I wrote in a post last week about breaking my Morrow Digital Cable by accident. Mike Morrow very kindly repaired the cord and mailed it back to me. While I was getting ready to replace the cable into my system, my Wife was looking at it and asked me "why can't you just use a regular interconnect cable for a digital cable? They both have the same connections". I opened my mouth to respond to her, and then realized that I have no idea what differentiates a digital cable from a standard RCA interconnect cable. Can someone please enlighten me?
craig_hoch
The main difference is that an unbalanced digital cable is (presumably and hopefully) designed to have a "characteristic impedance" of 75 ohms, within a tight tolerance, while chances are that an analog interconnect will not be.

A digital audio signal has frequency components that extend well into the radio frequency region. At those frequencies, it is necessary that the characteristic impedance of the cable, the output impedance of the component driving the cable, and the input impedance of the destination component, all be the same (within a narrow tolerance). Otherwise VSWR effects, aka "transmission line effects," will result in reflections back and forth along the cable which will degrade waveform quality, causing increased jitter or even misclocking and data corruption.
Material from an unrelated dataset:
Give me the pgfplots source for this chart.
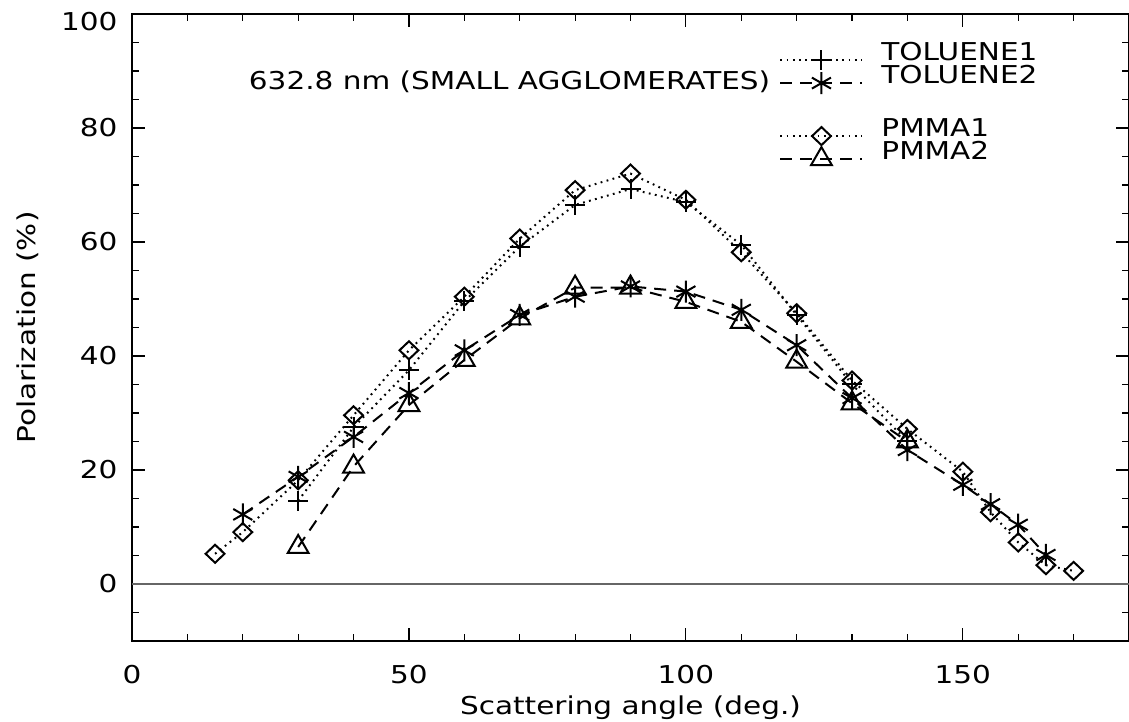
\documentclass[border=0pt]{standalone}
\usepackage{fontspec}
\setmainfont{DejaVu Sans}[FakeStretch=1.2]
\usepackage{pgfplots}
\pgfplotsset{compat=1.18}
\begin{document}
\fontsize{12.3bp}{14bp}\selectfont
\begin{tikzpicture}
\begin{axis}[
  scale only axis, width=498.5bp, height=313.5bp,
  xmin=0, xmax=180, ymin=-10, ymax=100,
  xtick={0,50,100,150}, minor xtick={0,10,...,180},
  ytick={0,20,...,80}, minor ytick={-10,-5,...,100},
  extra y ticks={100}, extra y tick style={yticklabel style={yshift=-4bp}},
  tick align=inside, major tick length=6.5bp, minor tick length=3.5bp,
  axis line style={line width=0.6bp},
  every tick/.style={black, line width=0.6bp},
  /pgf/number format/assume math mode=true,
  ticklabel style={font=\fontsize{12.3bp}{14bp}\selectfont},
  xticklabel style={yshift=-8bp},
  yticklabel style={xshift=-3bp},
  label style={font=\fontsize{12.3bp}{14bp}\selectfont},
  xlabel={Scattering angle (deg.)}, ylabel={Polarization (\%)},
  xlabel style={at={(axis description cs:0.5,-0.106)}, anchor=center},
  ylabel style={at={(axis description cs:-0.1043,0.5)}, anchor=center},
  legend style={at={(axis cs:117,95)}, anchor=north west, draw=none, fill=none,
    inner sep=0pt, row sep=2.9bp, column sep=9.5bp,
    nodes={inner ysep=0pt, inner xsep=0pt, text height=8.6bp, text depth=0pt},
    font=\fontsize{12.3bp}{14bp}\selectfont},
  legend cell align=left,
  legend image code/.code={\draw[overlay, mark repeat=2, mark phase=2, #1] plot coordinates {(0bp,-4.3bp) (20.5bp,-4.3bp) (41bp,-4.3bp)}; \path[draw=none, fill=none] (0bp,-4.3bp) rectangle (41bp,4.3bp);},
]
\draw[black!60, line width=0.6bp] (axis cs:0,0) -- (axis cs:180,0);

\addplot[black, line width=1bp, dash pattern=on 0.9bp off 2.2bp, mark=+, mark size=5bp, mark options={solid, line width=1bp}]
coordinates {(30,14.6)(40,27.5)(50,37.5)(60,49.6)(70,59.2)(80,66.5)(90,69.3)(100,67)(110,59.5)(120,47.2)(130,35)(140,25)};
\addlegendentry{TOLUENE1}

\addplot[black, line width=1bp, dash pattern=on 6bp off 4bp, mark=asterisk, mark size=5.5bp, mark options={solid, line width=1bp}]
coordinates {(20,12.2)(30,18.8)(40,25.8)(50,33.5)(60,41)(70,47.2)(80,50.4)(90,52.2)(100,51.3)(110,48.1)(120,41.9)(130,32.6)(140,23.5)(150,17.4)(155,14)(160,10.4)(165,5.1)};
\addlegendentry{TOLUENE2}

\addlegendimage{empty legend}
\addlegendentry[text height=12.1bp]{}

\addplot[black, line width=1bp, dash pattern=on 0.9bp off 2.2bp, mark=diamond, mark size=4.5bp, mark options={solid, line width=1bp, xscale=1.4}]
coordinates {(15,5.3)(20,9.1)(30,18.2)(40,29.6)(50,41)(60,50.4)(70,60.6)(80,69.1)(90,72)(100,67.4)(110,58.2)(120,47.5)(130,35.7)(140,27.2)(150,19.7)(155,12.6)(160,7.3)(165,3.3)(170,2.3)};
\addlegendentry{PMMA1}

\addplot[black, line width=1bp, dash pattern=on 6bp off 4bp, mark=triangle, mark size=6bp, mark options={solid, line width=1bp}]
coordinates {(30,6.5)(40,20.6)(50,31.4)(60,39.3)(70,46.6)(80,52)(90,52)(100,49.5)(110,46)(120,39)(130,31.7)(140,25)};
\addlegendentry{PMMA2}

\node[anchor=base east, inner sep=0pt] at (axis cs:115.3,86.7) {632.8 nm (SMALL AGGLOMERATES)};
\end{axis}
\pgfresetboundingbox
\path ([xshift=-66bp,yshift=-40.5bp]current axis.south west) rectangle ([yshift=7bp]current axis.north east);
\end{tikzpicture}
\end{document}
That said, I would expect that some analog interconnects will work satisfactorily in some systems.

Regards,
-- Al
Craig,
In theory they shound be different but the reality maybe some thing else. Some brands, ASI Liveline and Kondo-Japan for example use the same analog cable for digital with great results. I happened to use the Liveline and it`s just a remarkable digital cable. Srajan Ebaen(6 Moons Editor) found this cable better than his long time reference, the Stealth Varidig Sextet(one man`s opinion). As with all things audio, listen and judge yourself,
Post removed 
I'm using a Clarity Cable XLR as a digital cable and it smokes my JPS Superconductor Q and Morrow DIG4 AES/EBU. Soundstage is more defined and precise.